I went into the doctor’s office for my almost 37 week prenatal visit. They discovered protein in my urine, and my blood pressure was slightly elevated. The doctor decided to do a 24 hour urine catch to see if this was something we needed to be concerned about.
That evening, I started feeling awful. I hadn’t gone to the bathroom much at all, and that was rare for me as a great big pregnant woman. And the swelling – oh my gosh! It was awful! I called Labor & Delivery, and they said to come in and just get checked out.
We got to the hospital, and the nurse seemed frustrated. She told me that she had tried calling me a few minutes before and tell me not to come in. I just needed to drink more fluids and rest. She decided that since I was there, she’d take my blood pressure and my vitals, and then we’d be on our merry way.
She took my blood pressure: 169/116. She swore that something was wrong with the machine. She took it again. 170/116. Half an hour later, she took it again, and it was 202/124. Practically stroke level.
They decided that it was time to call the doctor and find out what to do with me. I was 2 days away from being 37 weeks, and in GA, a baby born before 37 weeks is considered premature. The doctors try to do everything in their power to keep the delivery from happening before 37 weeks. The doctor told me that I wasn’t going anywhere, and that I would be induced on Friday (it was Wednesday when I went in).
I was furious – and scared to death. My blood pressure was through the roof. I was so swollen I could hardly move. This wasn’t just a pregnant woman feeling uncomfortable. There was something seriously wrong.
That night, I cried more than I have ever cried. I was terrified that something was going to happen and things were going to go horribly wrong. Little did I know that I was right, but things wouldn’t really go south until after the baby was born.
I had developed pre-eclampsia. The signs had been there for awhile, but my doctor shrugged it off as a fifth pregnancy and I was just uncomfortable. She never even considered pre-eclampsia, because that is generally a first-time mom condition. A mom in her 5th pregnancy isn’t supposed to develop it. It just doesn’t happen.
According to my doctor, anyway. But it DID happen, and I almost died from it. On Saturday, Parker’s birthday, I’ll share my birthstory with you.

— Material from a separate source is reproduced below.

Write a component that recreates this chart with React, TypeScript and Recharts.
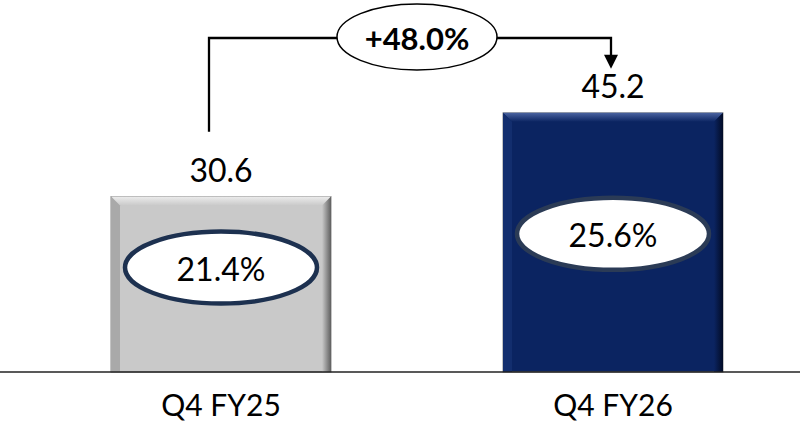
import React from "react"
import { BarChart, Bar, XAxis, YAxis, LabelList, ReferenceLine } from "recharts"

const quarters = ["Q4 FY25", "Q4 FY26"]
const values = [30.6, 45.2]
const margins = ["21.4%", "25.6%"]
const growthLabel = "+48.0%"

const data = quarters.map((q, i) => ({ name: q, value: values[i], margin: margins[i] }))

const FONT = "Lato, 'Liberation Sans', sans-serif"

// bar look per index
const barStyles = [
  { fill: "#c9c9c9", light: "#ececec", dark: "#5f5f5f", side: "#a9a9a9", ring: "#1d3150", ellipseDy: 71 },
  { fill: "#0b2461", light: "#4a63a0", dark: "#020b26", side: "#132e6e", ring: "#2b3b56", ellipseDy: 121 },
]

const BevelBar = (props: any) => {
  const { x, y, width, height, index, payload } = props
  const s = barStyles[index] || barStyles[0]
  const b = 9
  const id = `bv${index}`
  const cx = x + width / 2
  const cy = y + s.ellipseDy
  return (
    <g>
      <defs>
        <linearGradient id={`${id}t`} x1="0" y1="0" x2="0" y2="1">
          <stop offset="0%" stopColor={s.light} />
          <stop offset="100%" stopColor={s.fill} />
        </linearGradient>
        <linearGradient id={`${id}r`} x1="0" y1="0" x2="1" y2="0">
          <stop offset="0%" stopColor={s.fill} />
          <stop offset="100%" stopColor={s.dark} />
        </linearGradient>
      </defs>
      <rect x={x} y={y} width={width} height={height} fill={s.fill} stroke="#8a8a8a" strokeWidth={1} />
      <polygon points={`${x},${y} ${x + width},${y} ${x + width - b},${y + b} ${x + b},${y + b}`} fill={`url(#${id}t)`} />
      <polygon points={`${x},${y} ${x + b},${y + b} ${x + b},${y + height} ${x},${y + height}`} fill={s.side} />
      <polygon points={`${x + width},${y} ${x + width},${y + height} ${x + width - b},${y + height} ${x + width - b},${y + b}`} fill={`url(#${id}r)`} />
      <ellipse cx={cx} cy={cy} rx={96} ry={36} fill="#ffffff" stroke={s.ring} strokeWidth={4.5} />
      <text x={cx} y={cy + 1} textAnchor="middle" dominantBaseline="central" fontSize={32} fontFamily={FONT} fill="#000">
        {payload.margin}
      </text>
    </g>
  )
}

const Bracket = (props: any) => {
  const { x1, y1, x2, y2 } = props
  const top = 38
  const lx = x1 - 12
  const rx = x2 - 2
  const mid = (lx + rx) / 2 + 7
  return (
    <g>
      <path d={`M${lx},${y1} V${top} H${rx} V${y2 - 12}`} fill="none" stroke="#000" strokeWidth={2.3} />
      <polygon points={`${rx - 7},${y2 - 14} ${rx + 7},${y2 - 14} ${rx},${y2}`} fill="#000" />
      <ellipse cx={mid} cy={top - 1} rx={80} ry={33} fill="#fff" stroke="#000" strokeWidth={1.5} />
      <text x={mid} y={top} textAnchor="middle" dominantBaseline="central" fontSize={31} fontWeight={700} fontFamily={FONT} fill="#000">
        {growthLabel}
      </text>
    </g>
  )
}

export default function App() {
  return (
    <div style={{ position: "absolute", left: 0, top: 0, width: 800, height: 425, overflow: "hidden", background: "#fff" }}>
      <BarChart width={809} height={425} data={data} margin={{ top: 28, right: 0, bottom: 0, left: 0 }}>
        <XAxis
          dataKey="name"
          height={53}
          padding={{ left: 25, right: 0 }}
          tickLine={false}
          tickSize={0}
          tickMargin={23}
          axisLine={{ stroke: "#222", strokeWidth: 1.5 }}
          tick={{ fontSize: 30, fill: "#000", fontFamily: FONT }}
        />
        <YAxis hide domain={[0, 60]} />
        <Bar dataKey="value" barSize={220} shape={BevelBar} isAnimationActive={false}>
          <LabelList dataKey="value" position="top" offset={15} fontSize={32} fill="#000" fontFamily={FONT} />
        </Bar>
        <ReferenceLine
          segment={[
            { x: quarters[0], y: 41.9 },
            { x: quarters[1], y: 52.9 },
          ]}
          shape={Bracket}
        />
      </BarChart>
    </div>
  )
}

I share this story to tell the moms out there this: YOU know your body. If your doctor will not listen to you, find a doctor that will. There is a difference between being a “complainer” and being scared. I was honestly afraid for my life, and my doctor shrugged it off. Don’t ever be afraid to get a second opinion.
I can hardly believe it’s been a year since Parker’s birth story started to unfold. Time just flies by too quickly, and now my sweet little baby is a blossoming toddler.